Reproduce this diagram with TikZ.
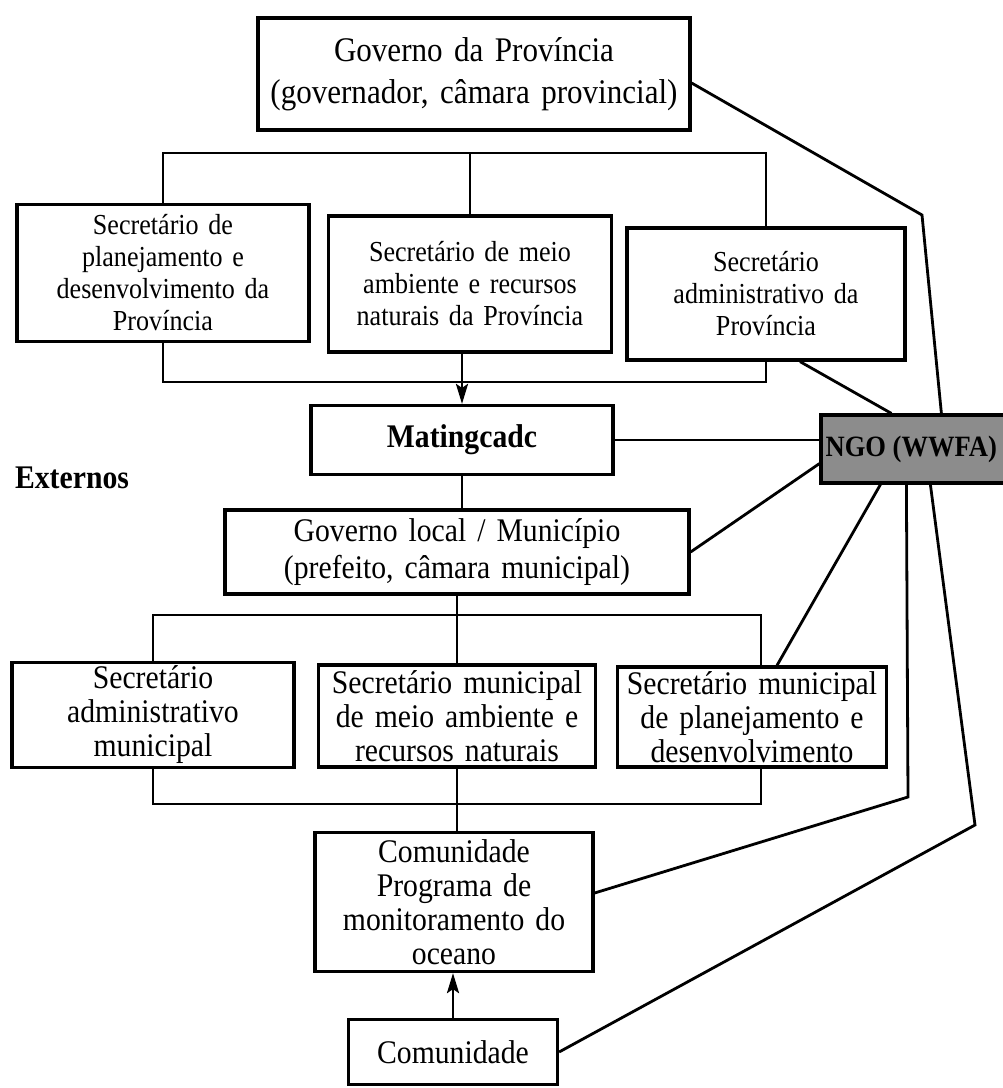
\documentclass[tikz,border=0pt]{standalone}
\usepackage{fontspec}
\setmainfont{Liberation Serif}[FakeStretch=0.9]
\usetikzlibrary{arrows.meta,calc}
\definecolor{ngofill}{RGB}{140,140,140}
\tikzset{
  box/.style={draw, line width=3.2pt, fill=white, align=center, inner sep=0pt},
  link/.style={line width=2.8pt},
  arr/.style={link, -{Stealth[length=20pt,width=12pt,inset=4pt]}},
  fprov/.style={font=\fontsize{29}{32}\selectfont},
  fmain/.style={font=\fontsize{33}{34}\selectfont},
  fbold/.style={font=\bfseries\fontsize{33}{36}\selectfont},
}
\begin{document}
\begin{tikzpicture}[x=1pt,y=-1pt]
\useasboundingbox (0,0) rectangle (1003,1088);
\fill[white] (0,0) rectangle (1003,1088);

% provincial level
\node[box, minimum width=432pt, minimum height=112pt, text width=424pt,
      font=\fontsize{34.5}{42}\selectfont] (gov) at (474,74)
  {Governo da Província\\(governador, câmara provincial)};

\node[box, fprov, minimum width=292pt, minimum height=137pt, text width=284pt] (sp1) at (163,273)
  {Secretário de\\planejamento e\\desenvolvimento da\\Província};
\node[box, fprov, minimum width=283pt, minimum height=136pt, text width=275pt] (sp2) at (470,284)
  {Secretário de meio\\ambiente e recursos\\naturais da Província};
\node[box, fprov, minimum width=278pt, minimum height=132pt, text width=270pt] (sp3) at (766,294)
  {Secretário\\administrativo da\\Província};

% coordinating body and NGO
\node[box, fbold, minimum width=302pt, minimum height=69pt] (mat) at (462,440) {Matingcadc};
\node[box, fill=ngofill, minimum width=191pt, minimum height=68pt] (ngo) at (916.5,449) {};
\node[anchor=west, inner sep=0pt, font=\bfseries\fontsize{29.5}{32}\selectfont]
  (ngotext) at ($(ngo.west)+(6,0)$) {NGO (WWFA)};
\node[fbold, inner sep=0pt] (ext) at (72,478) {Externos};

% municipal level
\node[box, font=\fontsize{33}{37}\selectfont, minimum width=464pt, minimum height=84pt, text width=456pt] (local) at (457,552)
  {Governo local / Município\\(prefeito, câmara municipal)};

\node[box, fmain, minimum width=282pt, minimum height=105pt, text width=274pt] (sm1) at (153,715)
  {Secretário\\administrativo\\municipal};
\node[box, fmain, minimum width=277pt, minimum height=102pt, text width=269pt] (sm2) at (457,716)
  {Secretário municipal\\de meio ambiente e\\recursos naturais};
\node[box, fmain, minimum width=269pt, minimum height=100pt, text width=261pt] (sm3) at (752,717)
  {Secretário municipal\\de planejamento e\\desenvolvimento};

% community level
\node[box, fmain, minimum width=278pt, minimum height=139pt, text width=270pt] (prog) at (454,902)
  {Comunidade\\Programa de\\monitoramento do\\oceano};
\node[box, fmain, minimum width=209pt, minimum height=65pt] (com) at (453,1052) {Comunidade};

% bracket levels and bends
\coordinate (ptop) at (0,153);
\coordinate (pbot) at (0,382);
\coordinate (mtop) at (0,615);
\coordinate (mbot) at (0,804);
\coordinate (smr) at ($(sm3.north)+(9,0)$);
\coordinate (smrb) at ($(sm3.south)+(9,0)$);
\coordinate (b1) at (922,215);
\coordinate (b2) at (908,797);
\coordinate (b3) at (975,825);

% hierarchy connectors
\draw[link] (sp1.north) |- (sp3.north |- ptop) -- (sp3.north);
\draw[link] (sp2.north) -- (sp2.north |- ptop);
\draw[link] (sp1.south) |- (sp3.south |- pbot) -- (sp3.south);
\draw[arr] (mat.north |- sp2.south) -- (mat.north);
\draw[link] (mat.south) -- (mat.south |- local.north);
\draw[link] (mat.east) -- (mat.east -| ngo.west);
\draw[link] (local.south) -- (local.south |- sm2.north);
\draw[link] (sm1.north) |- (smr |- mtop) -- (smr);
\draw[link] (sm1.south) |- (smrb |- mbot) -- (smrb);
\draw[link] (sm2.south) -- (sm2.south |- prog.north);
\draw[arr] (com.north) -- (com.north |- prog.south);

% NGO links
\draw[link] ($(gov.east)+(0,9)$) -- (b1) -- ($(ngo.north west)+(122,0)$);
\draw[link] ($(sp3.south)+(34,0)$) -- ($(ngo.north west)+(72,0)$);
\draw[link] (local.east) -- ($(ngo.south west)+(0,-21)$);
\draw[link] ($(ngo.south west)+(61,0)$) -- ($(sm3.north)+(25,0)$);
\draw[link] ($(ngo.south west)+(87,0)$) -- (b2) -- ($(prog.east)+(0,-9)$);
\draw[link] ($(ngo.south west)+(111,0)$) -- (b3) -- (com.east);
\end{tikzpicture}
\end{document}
━━━━━━
# GIVEN TASK
Transcribe the whole listing exactly. Pictures stay out of your copy.

# EXERCISE OUTPUT
Reproduce this diagram with TikZ.
\documentclass[tikz,border=0pt]{standalone}
\usepackage{fontspec}
\setmainfont{Liberation Serif}[FakeStretch=0.9]
\usetikzlibrary{arrows.meta,calc}
\definecolor{ngofill}{RGB}{140,140,140}
\tikzset{
  box/.style={draw, line width=3.2pt, fill=white, align=center, inner sep=0pt},
  link/.style={line width=2.8pt},
  arr/.style={link, -{Stealth[length=20pt,width=12pt,inset=4pt]}},
  fprov/.style={font=\fontsize{29}{32}\selectfont},
  fmain/.style={font=\fontsize{33}{34}\selectfont},
  fbold/.style={font=\bfseries\fontsize{33}{36}\selectfont},
}
\begin{document}
\begin{tikzpicture}[x=1pt,y=-1pt]
\useasboundingbox (0,0) rectangle (1003,1088);
\fill[white] (0,0) rectangle (1003,1088);

% provincial level
\node[box, minimum width=432pt, minimum height=112pt, text width=424pt,
      font=\fontsize{34.5}{42}\selectfont] (gov) at (474,74)
  {Governo da Província\\(governador, câmara provincial)};

\node[box, fprov, minimum width=292pt, minimum height=137pt, text width=284pt] (sp1) at (163,273)
  {Secretário de\\planejamento e\\desenvolvimento da\\Província};
\node[box, fprov, minimum width=283pt, minimum height=136pt, text width=275pt] (sp2) at (470,284)
  {Secretário de meio\\ambiente e recursos\\naturais da Província};
\node[box, fprov, minimum width=278pt, minimum height=132pt, text width=270pt] (sp3) at (766,294)
  {Secretário\\administrativo da\\Província};

% coordinating body and NGO
\node[box, fbold, minimum width=302pt, minimum height=69pt] (mat) at (462,440) {Matingcadc};
\node[box, fill=ngofill, minimum width=191pt, minimum height=68pt] (ngo) at (916.5,449) {};
\node[anchor=west, inner sep=0pt, font=\bfseries\fontsize{29.5}{32}\selectfont]
  (ngotext) at ($(ngo.west)+(6,0)$) {NGO (WWFA)};
\node[fbold, inner sep=0pt] (ext) at (72,478) {Externos};

% municipal level
\node[box, font=\fontsize{33}{37}\selectfont, minimum width=464pt, minimum height=84pt, text width=456pt] (local) at (457,552)
  {Governo local / Município\\(prefeito, câmara municipal)};

\node[box, fmain, minimum width=282pt, minimum height=105pt, text width=274pt] (sm1) at (153,715)
  {Secretário\\administrativo\\municipal};
\node[box, fmain, minimum width=277pt, minimum height=102pt, text width=269pt] (sm2) at (457,716)
  {Secretário municipal\\de meio ambiente e\\recursos naturais};
\node[box, fmain, minimum width=269pt, minimum height=100pt, text width=261pt] (sm3) at (752,717)
  {Secretário municipal\\de planejamento e\\desenvolvimento};

% community level
\node[box, fmain, minimum width=278pt, minimum height=139pt, text width=270pt] (prog) at (454,902)
  {Comunidade\\Programa de\\monitoramento do\\oceano};
\node[box, fmain, minimum width=209pt, minimum height=65pt] (com) at (453,1052) {Comunidade};

% bracket levels and bends
\coordinate (ptop) at (0,153);
\coordinate (pbot) at (0,382);
\coordinate (mtop) at (0,615);
\coordinate (mbot) at (0,804);
\coordinate (smr) at ($(sm3.north)+(9,0)$);
\coordinate (smrb) at ($(sm3.south)+(9,0)$);
\coordinate (b1) at (922,215);
\coordinate (b2) at (908,797);
\coordinate (b3) at (975,825);

% hierarchy connectors
\draw[link] (sp1.north) |- (sp3.north |- ptop) -- (sp3.north);
\draw[link] (sp2.north) -- (sp2.north |- ptop);
\draw[link] (sp1.south) |- (sp3.south |- pbot) -- (sp3.south);
\draw[arr] (mat.north |- sp2.south) -- (mat.north);
\draw[link] (mat.south) -- (mat.south |- local.north);
\draw[link] (mat.east) -- (mat.east -| ngo.west);
\draw[link] (local.south) -- (local.south |- sm2.north);
\draw[link] (sm1.north) |- (smr |- mtop) -- (smr);
\draw[link] (sm1.south) |- (smrb |- mbot) -- (smrb);
\draw[link] (sm2.south) -- (sm2.south |- prog.north);
\draw[arr] (com.north) -- (com.north |- prog.south);

% NGO links
\draw[link] ($(gov.east)+(0,9)$) -- (b1) -- ($(ngo.north west)+(122,0)$);
\draw[link] ($(sp3.south)+(34,0)$) -- ($(ngo.north west)+(72,0)$);
\draw[link] (local.east) -- ($(ngo.south west)+(0,-21)$);
\draw[link] ($(ngo.south west)+(61,0)$) -- ($(sm3.north)+(25,0)$);
\draw[link] ($(ngo.south west)+(87,0)$) -- (b2) -- ($(prog.east)+(0,-9)$);
\draw[link] ($(ngo.south west)+(111,0)$) -- (b3) -- (com.east);
\end{tikzpicture}
\end{document}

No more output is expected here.